As in Only Murders, the story originates with crime fanatics for whom murder content serves as a distraction from their quotidian desperation. Heavily pregnant with a baby she hopes will save her marriage, Ava Bartlett (Cuoco) is a real estate agent whose Selling Sunset dreams have given way to a (rarely) selling-apartments reality. She and her girlfriends—all of whom are having affairs—meet regularly to guzzle wine and dissect serial-killer media. Ava’s husband Nathan (Messina) was once a tennis champ, but an injury relegated him, years ago, to the role of onsite pro at a country club. Now he’s being demoted in favor of a younger, more popular colleague. Ava’s kid sister Tory (Liana Liberato), who lives with the couple, loves to flaunt her carefree hookups. Their home on L.A.’s Westside is badly in need of repairs they can’t afford.
The backdrop is, in other words, standard middle-class, early-middle-age dissatisfaction. But it’s the crumbling house that catalyzes the Bartletts’ escape from their stultifying routine. A handsome, conscientious new plumber (Tom Bateman) walks into their lives—and, motivated by a lead in the case of a hometown psycho killer known as the Westside Ripper, the trio hatch a plan to make their own true-crime podcast together. The project will test their courage and commitment to one another. It will also take them on a wild journey through the business of true crime, with its morbid sensibilities and fraught ethics around the monetization of human misery.
True Story creator Craig Rosenberg (The Boys) paints a convincing portrait of a bizarre industry whose widespread normalization can be pretty disconcerting. The show’s murder buffs are constantly comparing notes on their “favorite” serial killers. We meet a famous sister act who insist, while cashing eight-figure checks, that their lurid podcast is all about helping victims. Creators in multiple mediums throw elbows in a race to tell the same hot story. (One TV writer complains that “Ryan Murphy rewrote me and got sole credit.”) “The Westside Ripper? He’s putting my son through college,” says a guy selling homemade merch at CrimeCon.

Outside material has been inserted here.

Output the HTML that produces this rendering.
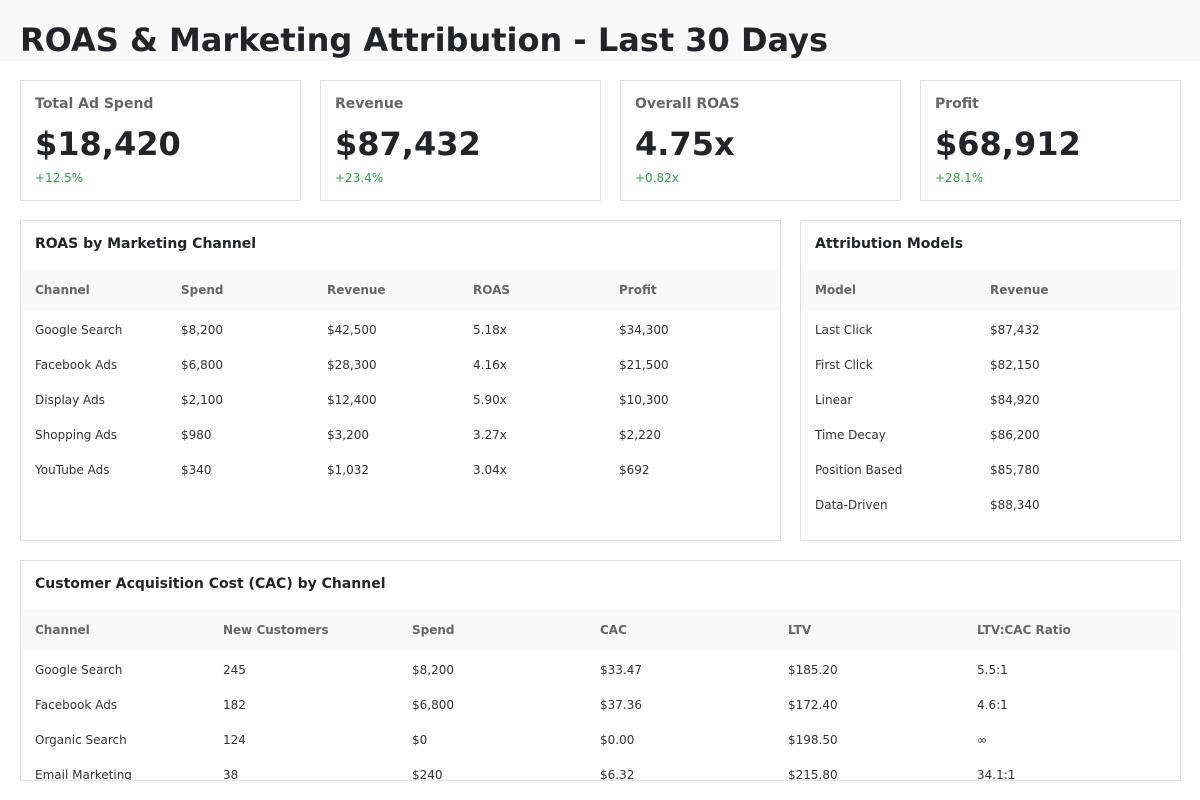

The casual juxtaposition of real rape and murder with entertainment and leisure is, the show correctly points out, objectively creepy. But True Story fails to add depth to a critique that’s been made dozens of times by now, in more concise formats ranging from op-eds by real survivors of violent crimes to comedy sketches (see: SNL’s “Murder Show” jam). What it does to hold our attention, instead, is craft a series of increasingly over-the-top twists—too many of which turn out to be, annoyingly, representations of characters’ fantasies or dreams. Scenes of cartoonish, slasher-movie violence abound. As in Dead to Me, every episode ends on a cliffhanger.
Unlike that show, however, the characters and conflicts rarely feel specific enough to ground a plot that keeps hurtling forward in absurd directions. At every moment when I should, presumably, have been pondering whether the Bartletts were crossing a moral line, the answer was so obvious—of course they are—that I instead found myself wondering: Would any human being not covered by the insanity defense actually make choices this horrifying?
Cuoco and Messina, both beloved sitcom veterans, were endearing enough to keep me from hating their unhinged characters; her flustered charm complements his running-on-empty peevishness. Bateman effectively mixes up the show’s energy, importing lupine intensity from past roles in projects like Netflix’s bonkers domestic thriller Behind Her Eyes. Priscilla Quintana (Good Trouble) and Aaron Staton (Mad Men’s Ken Cosgrove) inject deranged energy as an ostenatious rich couple whose open marriage is causing friction. While these performances might propel you through eight short episodes, they can’t make seemingly slapped-together scripts cohere. True Story is ultimately unsatisfying—in part because the season ends so abruptly, but mostly because it has so little to say about the genre it’s supposedly critiquing.
Maybe Rosenberg and Peacock, whose library is as rich in true crime as that of any streaming service, made a conscious choice to avoid alienating a valuable audience. Or maybe they, like the Westside Ripper merch guy, are just following a lucrative trend with the assumption that the subject matter will sell itself. Either way, True Story squanders what could’ve been a killer satire.